### [Given data]
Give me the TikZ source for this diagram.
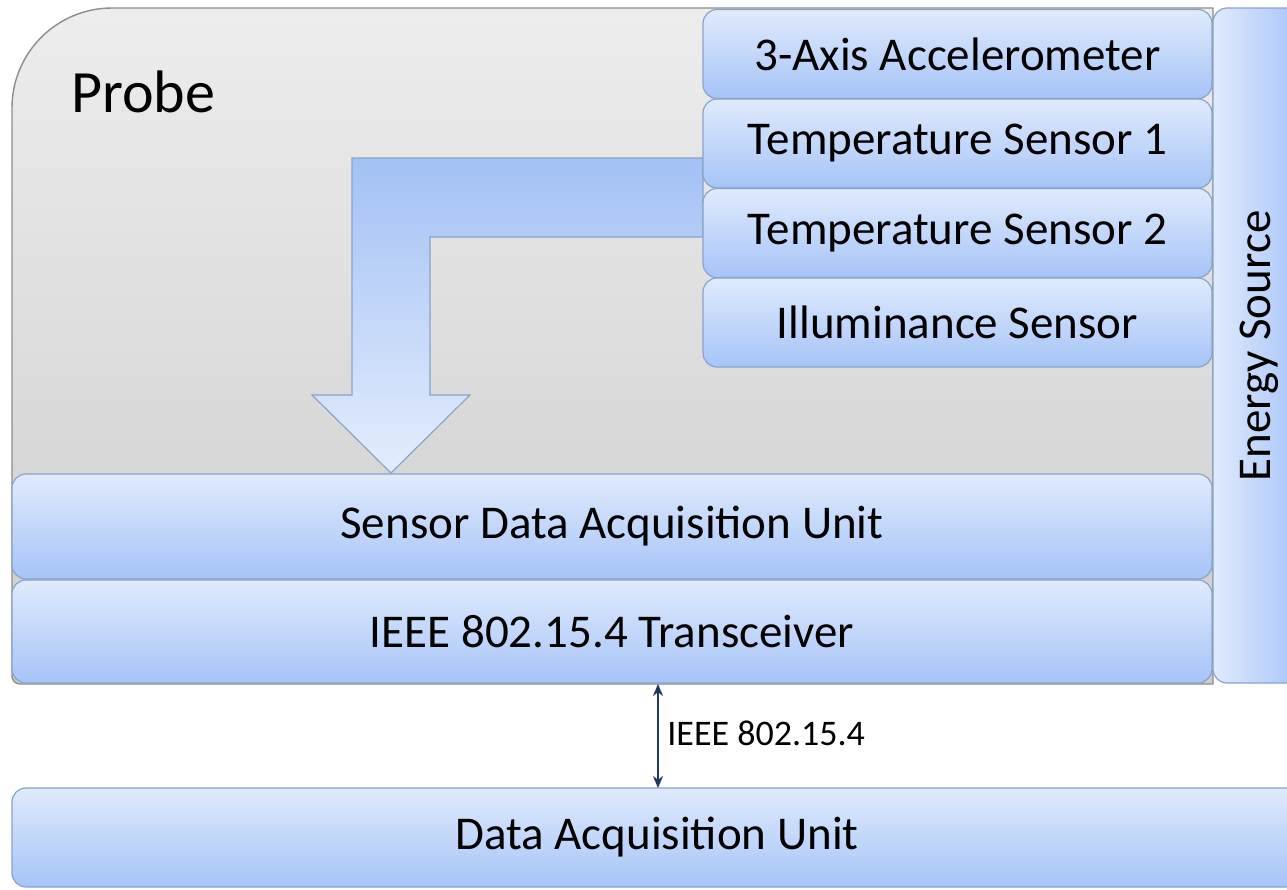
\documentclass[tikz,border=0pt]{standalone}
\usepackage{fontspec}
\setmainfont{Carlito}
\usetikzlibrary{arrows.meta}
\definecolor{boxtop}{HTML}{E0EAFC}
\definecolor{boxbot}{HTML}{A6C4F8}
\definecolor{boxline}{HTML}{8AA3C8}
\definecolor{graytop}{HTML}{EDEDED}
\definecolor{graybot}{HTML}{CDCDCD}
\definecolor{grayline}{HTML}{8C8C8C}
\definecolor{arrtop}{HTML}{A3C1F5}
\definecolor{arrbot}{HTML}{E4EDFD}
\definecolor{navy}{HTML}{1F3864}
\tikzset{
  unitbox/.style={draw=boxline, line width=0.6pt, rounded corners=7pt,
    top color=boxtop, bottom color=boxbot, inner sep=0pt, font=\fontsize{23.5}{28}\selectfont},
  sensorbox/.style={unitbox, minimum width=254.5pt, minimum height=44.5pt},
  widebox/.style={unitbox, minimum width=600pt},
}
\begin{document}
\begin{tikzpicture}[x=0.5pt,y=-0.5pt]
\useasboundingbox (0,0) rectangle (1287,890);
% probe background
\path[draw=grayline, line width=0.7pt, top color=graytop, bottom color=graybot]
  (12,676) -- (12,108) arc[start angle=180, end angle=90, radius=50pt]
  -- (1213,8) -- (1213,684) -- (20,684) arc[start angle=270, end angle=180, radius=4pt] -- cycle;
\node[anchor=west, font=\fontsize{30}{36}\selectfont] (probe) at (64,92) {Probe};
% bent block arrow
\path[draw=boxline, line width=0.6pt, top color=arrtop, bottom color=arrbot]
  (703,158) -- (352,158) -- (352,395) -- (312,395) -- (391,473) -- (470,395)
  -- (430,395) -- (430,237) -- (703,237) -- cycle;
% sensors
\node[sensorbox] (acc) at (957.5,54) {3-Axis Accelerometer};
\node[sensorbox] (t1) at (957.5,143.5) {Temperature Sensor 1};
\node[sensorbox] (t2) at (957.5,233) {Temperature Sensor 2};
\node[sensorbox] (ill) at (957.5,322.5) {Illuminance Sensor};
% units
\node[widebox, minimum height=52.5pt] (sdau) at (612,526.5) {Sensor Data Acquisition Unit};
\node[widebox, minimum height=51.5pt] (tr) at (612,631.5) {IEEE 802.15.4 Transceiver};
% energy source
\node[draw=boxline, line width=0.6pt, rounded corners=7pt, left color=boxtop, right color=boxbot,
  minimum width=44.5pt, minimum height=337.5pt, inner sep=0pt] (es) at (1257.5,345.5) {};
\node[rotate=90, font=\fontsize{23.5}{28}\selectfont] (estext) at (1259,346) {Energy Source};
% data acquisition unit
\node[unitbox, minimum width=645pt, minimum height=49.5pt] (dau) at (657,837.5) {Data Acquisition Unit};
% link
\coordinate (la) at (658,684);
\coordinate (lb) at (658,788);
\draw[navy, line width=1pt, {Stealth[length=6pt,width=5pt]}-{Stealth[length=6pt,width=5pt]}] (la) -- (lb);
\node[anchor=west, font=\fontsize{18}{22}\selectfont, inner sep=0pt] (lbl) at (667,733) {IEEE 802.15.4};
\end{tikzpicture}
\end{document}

### [Stated task]
Repeat the material exactly as it reads, without any of its pictures.

### [Solution for this problem]
Give me the TikZ source for this diagram.
\documentclass[tikz,border=0pt]{standalone}
\usepackage{fontspec}
\setmainfont{Carlito}
\usetikzlibrary{arrows.meta}
\definecolor{boxtop}{HTML}{E0EAFC}
\definecolor{boxbot}{HTML}{A6C4F8}
\definecolor{boxline}{HTML}{8AA3C8}
\definecolor{graytop}{HTML}{EDEDED}
\definecolor{graybot}{HTML}{CDCDCD}
\definecolor{grayline}{HTML}{8C8C8C}
\definecolor{arrtop}{HTML}{A3C1F5}
\definecolor{arrbot}{HTML}{E4EDFD}
\definecolor{navy}{HTML}{1F3864}
\tikzset{
  unitbox/.style={draw=boxline, line width=0.6pt, rounded corners=7pt,
    top color=boxtop, bottom color=boxbot, inner sep=0pt, font=\fontsize{23.5}{28}\selectfont},
  sensorbox/.style={unitbox, minimum width=254.5pt, minimum height=44.5pt},
  widebox/.style={unitbox, minimum width=600pt},
}
\begin{document}
\begin{tikzpicture}[x=0.5pt,y=-0.5pt]
\useasboundingbox (0,0) rectangle (1287,890);
% probe background
\path[draw=grayline, line width=0.7pt, top color=graytop, bottom color=graybot]
  (12,676) -- (12,108) arc[start angle=180, end angle=90, radius=50pt]
  -- (1213,8) -- (1213,684) -- (20,684) arc[start angle=270, end angle=180, radius=4pt] -- cycle;
\node[anchor=west, font=\fontsize{30}{36}\selectfont] (probe) at (64,92) {Probe};
% bent block arrow
\path[draw=boxline, line width=0.6pt, top color=arrtop, bottom color=arrbot]
  (703,158) -- (352,158) -- (352,395) -- (312,395) -- (391,473) -- (470,395)
  -- (430,395) -- (430,237) -- (703,237) -- cycle;
% sensors
\node[sensorbox] (acc) at (957.5,54) {3-Axis Accelerometer};
\node[sensorbox] (t1) at (957.5,143.5) {Temperature Sensor 1};
\node[sensorbox] (t2) at (957.5,233) {Temperature Sensor 2};
\node[sensorbox] (ill) at (957.5,322.5) {Illuminance Sensor};
% units
\node[widebox, minimum height=52.5pt] (sdau) at (612,526.5) {Sensor Data Acquisition Unit};
\node[widebox, minimum height=51.5pt] (tr) at (612,631.5) {IEEE 802.15.4 Transceiver};
% energy source
\node[draw=boxline, line width=0.6pt, rounded corners=7pt, left color=boxtop, right color=boxbot,
  minimum width=44.5pt, minimum height=337.5pt, inner sep=0pt] (es) at (1257.5,345.5) {};
\node[rotate=90, font=\fontsize{23.5}{28}\selectfont] (estext) at (1259,346) {Energy Source};
% data acquisition unit
\node[unitbox, minimum width=645pt, minimum height=49.5pt] (dau) at (657,837.5) {Data Acquisition Unit};
% link
\coordinate (la) at (658,684);
\coordinate (lb) at (658,788);
\draw[navy, line width=1pt, {Stealth[length=6pt,width=5pt]}-{Stealth[length=6pt,width=5pt]}] (la) -- (lb);
\node[anchor=west, font=\fontsize{18}{22}\selectfont, inner sep=0pt] (lbl) at (667,733) {IEEE 802.15.4};
\end{tikzpicture}
\end{document}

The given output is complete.